▶ INFORMATION SUPPLIED
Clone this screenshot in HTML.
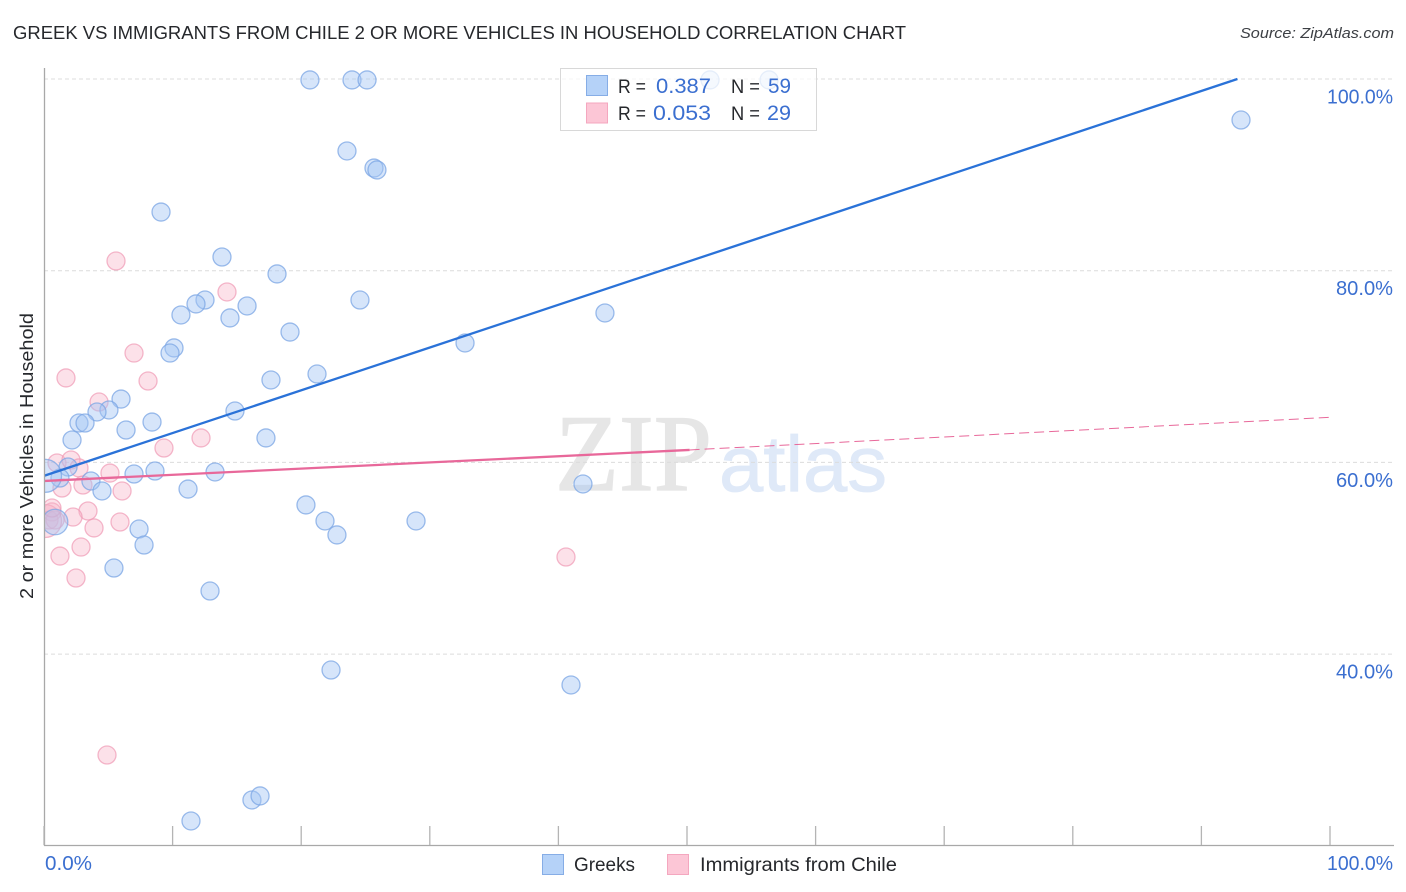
<!DOCTYPE html>
<html lang="en">
<head>
<meta charset="utf-8">
<title>Greek vs Immigrants from Chile correlation chart</title>
<style>
html,body{margin:0;padding:0;background:#fff;}
body{width:1406px;height:892px;overflow:hidden;}
svg{display:block;font-family:"Liberation Sans",sans-serif;}
</style>
</head>
<body>
<svg id="chart" width="1406" height="892" viewBox="0 0 1406 892">
  <defs>
    <clipPath id="plot-clip"><rect x="45" y="60" width="1349" height="785"/></clipPath>
  </defs>
  <text x="13" y="39" font-size="18.5" fill="#26282c" textLength="893" lengthAdjust="spacingAndGlyphs">GREEK VS IMMIGRANTS FROM CHILE 2 OR MORE VEHICLES IN HOUSEHOLD CORRELATION CHART</text>
  <text x="1394" y="38" font-size="15" font-style="italic" fill="#3c3f44" text-anchor="end" textLength="154" lengthAdjust="spacingAndGlyphs">Source: ZipAtlas.com</text>

  <g>
    <text x="555" y="490" font-family="'Liberation Serif',serif" font-size="109" fill="#e6e6e6" stroke="#e6e6e6" stroke-width="1.2" textLength="157" lengthAdjust="spacingAndGlyphs">ZIP</text>
    <text x="719" y="491" font-size="79" fill="#dfe9f8" stroke="#dfe9f8" stroke-width="0.8" textLength="168" lengthAdjust="spacingAndGlyphs">atlas</text>
  </g>

  <g id="grid"></g>
  <g id="series" clip-path="url(#plot-clip)"></g>
  <g id="axes"></g>
  <text transform="translate(33,456) rotate(-90)" font-size="18.5" fill="#26282c" text-anchor="middle" textLength="286" lengthAdjust="spacingAndGlyphs">2 or more Vehicles in Household</text>

  <g>
    <rect x="560.5" y="68.5" width="256" height="62" fill="#fff" fill-opacity="0.75" stroke="#d8d8d8"/>
    <rect x="586.5" y="75.5" width="21" height="20" fill="#b5d2f8" stroke="#86ade6"/>
    <rect x="586.5" y="103" width="21" height="20" fill="#fcc6d6" stroke="#f4a7bf"/>
    <text x="618" y="93" font-size="19" fill="#26282c" textLength="28" lengthAdjust="spacingAndGlyphs">R =</text>
    <text x="656" y="93" font-size="21" fill="#3b6fd0" textLength="55" lengthAdjust="spacingAndGlyphs">0.387</text>
    <text x="731" y="93" font-size="19" fill="#26282c" textLength="29" lengthAdjust="spacingAndGlyphs">N =</text>
    <text x="768" y="93" font-size="21" fill="#3b6fd0" textLength="23" lengthAdjust="spacingAndGlyphs">59</text>
    <text x="618" y="120" font-size="19" fill="#26282c" textLength="28" lengthAdjust="spacingAndGlyphs">R =</text>
    <text x="653" y="120" font-size="21" fill="#3b6fd0" textLength="58" lengthAdjust="spacingAndGlyphs">0.053</text>
    <text x="731" y="120" font-size="19" fill="#26282c" textLength="29" lengthAdjust="spacingAndGlyphs">N =</text>
    <text x="767" y="120" font-size="21" fill="#3b6fd0" textLength="24" lengthAdjust="spacingAndGlyphs">29</text>
  </g>

  <g>
    <g>
      <rect x="542.5" y="854.5" width="21" height="20" fill="#b5d2f8" stroke="#86ade6"/>
      <text x="574" y="871" font-size="19" fill="#26282c" textLength="61" lengthAdjust="spacingAndGlyphs">Greeks</text>
    </g>
    <g>
      <rect x="667.5" y="854.5" width="21" height="20" fill="#fcc6d6" stroke="#f4a7bf"/>
      <text x="700" y="871" font-size="19" fill="#26282c" textLength="197" lengthAdjust="spacingAndGlyphs">Immigrants from Chile</text>
    </g>
  </g>
</svg>
<script>
const greeksX = [20.68,23.95,25.12,51.79,56.38,93.08,23.56,25.66,25.89,9.10,13.84,18.12,12.52,11.82,10.65,24.57,15.79,14.46,43.62,19.13,32.74,10.11,9.80,21.23,17.65,5.99,5.05,4.12,14.85,2.72,3.19,8.40,6.38,2.18,17.26,1.87,8.63,13.30,7.00,1.24,3.65,4.51,11.20,41.91,20.37,21.85,28.93,7.39,22.78,7.78,5.44,12.91,22.32,40.98,16.17,16.80,11.43,0.08,0.86];
const greeksY = [99.9,99.9,99.9,99.9,99.9,95.72,92.49,90.71,90.51,86.12,81.43,79.66,76.94,76.53,75.38,76.94,76.32,75.07,75.59,73.60,72.46,71.94,71.41,69.22,68.60,66.61,65.47,65.26,65.36,64.11,64.11,64.21,63.38,62.34,62.55,59.52,59.10,59.00,58.79,58.37,58.06,57.02,57.22,57.75,55.56,53.89,53.89,53.05,52.43,51.38,48.98,46.58,38.34,36.78,24.78,25.20,22.59,58.6,53.78];
const greeksWeight = [1,1,1,1,1,1,1,1,1,1,1,1,1,1,1,1,1,1,1,1,1,1,1,1,1,1,1,1,1,1,1,1,1,1,1,1,1,1,1,1,1,1,1,1,1,1,1,1,1,1,1,1,1,1,1,1,1,4,2.5];
const chileX = [5.60,14.23,7.00,8.09,1.71,4.28,9.33,12.21,1.01,2.10,2.72,5.13,1.40,3.03,6.07,3.42,2.26,0.62,0.39,0.86,0.08,3.89,5.91,2.88,1.24,2.49,40.59,4.90,0.62];
const chileY = [81.01,77.78,71.41,68.49,68.81,66.30,61.50,62.55,59.94,60.25,59.42,58.89,57.33,57.64,57.02,54.93,54.30,54.83,53.99,53.99,53.89,53.16,53.78,51.17,50.23,47.94,50.13,29.47,55.24];
const chileWeight = [1,1,1,1,1,1,1,1,1,1,1,1,1,1,1,1,1,1,1,1,4,1,1,1,1,1,1,1,1];
const greeksTrendX = [0,92.8];
const greeksTrendY = [58.6,100];
const chileTrendX = [0,50.2];
const chileTrendY = [58.06,61.3];
const chileProjectionX = [50.2,100];
const chileProjectionY = [61.3,64.7];
const yTicks = [100,80,60,40];
const yTickLabels = ['100.0%','80.0%','60.0%','40.0%'];
const xTicks = [0,10,20,30,40,50,60,70,80,90,100];
const xEndTicks = [0,100];
const xEndLabels = ['0.0%','100.0%'];

const NS = 'http://www.w3.org/2000/svg';
const xScale = v => 44 + v * 12.86;
const yScale = v => 79 + (100 - v) * 9.585;
const rScale = w => 9 + (w - 1) * 2.5;
const labelWidth = s => s.length === 6 ? 66 : (s.length === 5 ? 57 : 47);

function make(tag, attrs, parent) {
  const el = document.createElementNS(NS, tag);
  for (const k in attrs) el.setAttribute(k, attrs[k]);
  parent.appendChild(el);
  return el;
}

const grid = document.getElementById('grid');
const axes = document.getElementById('axes');
const series = document.getElementById('series');

yTicks.forEach((t, i) => {
  const line = make('line', {x1: 44, x2: 1394, y1: yScale(t), y2: yScale(t), stroke: '#dcdcdc', 'stroke-width': 1, 'stroke-dasharray': '4 3'}, grid);
  
  
  const label = make('text', {x: 1393, y: yScale(t) + 24.5, 'font-size': 20, fill: '#3b6fd0', 'text-anchor': 'end', textLength: labelWidth(yTickLabels[i]), lengthAdjust: 'spacingAndGlyphs'}, axes);
  label.textContent = yTickLabels[i];
  
  
});

const yAxis = make('line', {x1: 44.5, x2: 44.5, y1: 68, y2: 846, stroke: '#a8a8a8', 'stroke-width': 1.3}, axes);


const xAxis = make('line', {x1: 44, x2: 1394, y1: 845.5, y2: 845.5, stroke: '#a8a8a8', 'stroke-width': 1.3}, axes);



xTicks.forEach(t => {
  const tick = make('line', {x1: xScale(t), x2: xScale(t), y1: 826, y2: 845, stroke: '#b4b4b4', 'stroke-width': 1.3}, axes);
  
  
});

xEndTicks.forEach((t, i) => {
  const label = make('text', {x: i === 0 ? xScale(t) + 1 : xScale(t) + 63, y: 870, 'font-size': 20, fill: '#3b6fd0', 'text-anchor': i === 0 ? 'start' : 'end', textLength: labelWidth(xEndLabels[i]), lengthAdjust: 'spacingAndGlyphs'}, axes);
  label.textContent = xEndLabels[i];
  
  
});

chileX.forEach((v, i) => {
  const c = make('circle', {cx: xScale(v), cy: yScale(chileY[i]), r: rScale(chileWeight[i]), fill: '#f8b4c8', 'fill-opacity': 0.4, stroke: '#f09ab5', 'stroke-opacity': 0.7, 'stroke-width': 1.3}, series);
  
  
});

greeksX.forEach((v, i) => {
  const c = make('circle', {cx: xScale(v), cy: yScale(greeksY[i]), r: rScale(greeksWeight[i]), fill: '#a3c5f3', 'fill-opacity': 0.45, stroke: '#7ba6e4', 'stroke-opacity': 0.75, 'stroke-width': 1.3}, series);
  
  
});

const greeksTrend = make('line', {x1: xScale(greeksTrendX[0]), y1: yScale(greeksTrendY[0]), x2: xScale(greeksTrendX[1]), y2: yScale(greeksTrendY[1]), stroke: '#2a72d8', 'stroke-width': 2.3}, series);



const chileTrend = make('line', {x1: xScale(chileTrendX[0]), y1: yScale(chileTrendY[0]), x2: xScale(chileTrendX[1]), y2: yScale(chileTrendY[1]), stroke: '#e8689a', 'stroke-width': 2.3}, series);



const chileProjection = make('line', {x1: xScale(chileProjectionX[0]), y1: yScale(chileProjectionY[0]), x2: xScale(chileProjectionX[1]), y2: yScale(chileProjectionY[1]), stroke: '#e8689a', 'stroke-width': 1, 'stroke-dasharray': '10 5'}, series);


</script>
</body>
</html>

▶ DIRECTIONS FOR THIS TASK
Starting at the top of the listing above, reproduce each line up to and including the one with "Vehicles in Household</text>"; omit the pictures.

▶ WRITTEN ANSWER
Clone this screenshot in HTML.
<!DOCTYPE html>
<html lang="en">
<head>
<meta charset="utf-8">
<title>Greek vs Immigrants from Chile correlation chart</title>
<style>
html,body{margin:0;padding:0;background:#fff;}
body{width:1406px;height:892px;overflow:hidden;}
svg{display:block;font-family:"Liberation Sans",sans-serif;}
</style>
</head>
<body>
<svg id="chart" width="1406" height="892" viewBox="0 0 1406 892">
  <defs>
    <clipPath id="plot-clip"><rect x="45" y="60" width="1349" height="785"/></clipPath>
  </defs>
  <text x="13" y="39" font-size="18.5" fill="#26282c" textLength="893" lengthAdjust="spacingAndGlyphs">GREEK VS IMMIGRANTS FROM CHILE 2 OR MORE VEHICLES IN HOUSEHOLD CORRELATION CHART</text>
  <text x="1394" y="38" font-size="15" font-style="italic" fill="#3c3f44" text-anchor="end" textLength="154" lengthAdjust="spacingAndGlyphs">Source: ZipAtlas.com</text>

  <g>
    <text x="555" y="490" font-family="'Liberation Serif',serif" font-size="109" fill="#e6e6e6" stroke="#e6e6e6" stroke-width="1.2" textLength="157" lengthAdjust="spacingAndGlyphs">ZIP</text>
    <text x="719" y="491" font-size="79" fill="#dfe9f8" stroke="#dfe9f8" stroke-width="0.8" textLength="168" lengthAdjust="spacingAndGlyphs">atlas</text>
  </g>

  <g id="grid"></g>
  <g id="series" clip-path="url(#plot-clip)"></g>
  <g id="axes"></g>
  <text transform="translate(33,456) rotate(-90)" font-size="18.5" fill="#26282c" text-anchor="middle" textLength="286" lengthAdjust="spacingAndGlyphs">2 or more Vehicles in Household</text>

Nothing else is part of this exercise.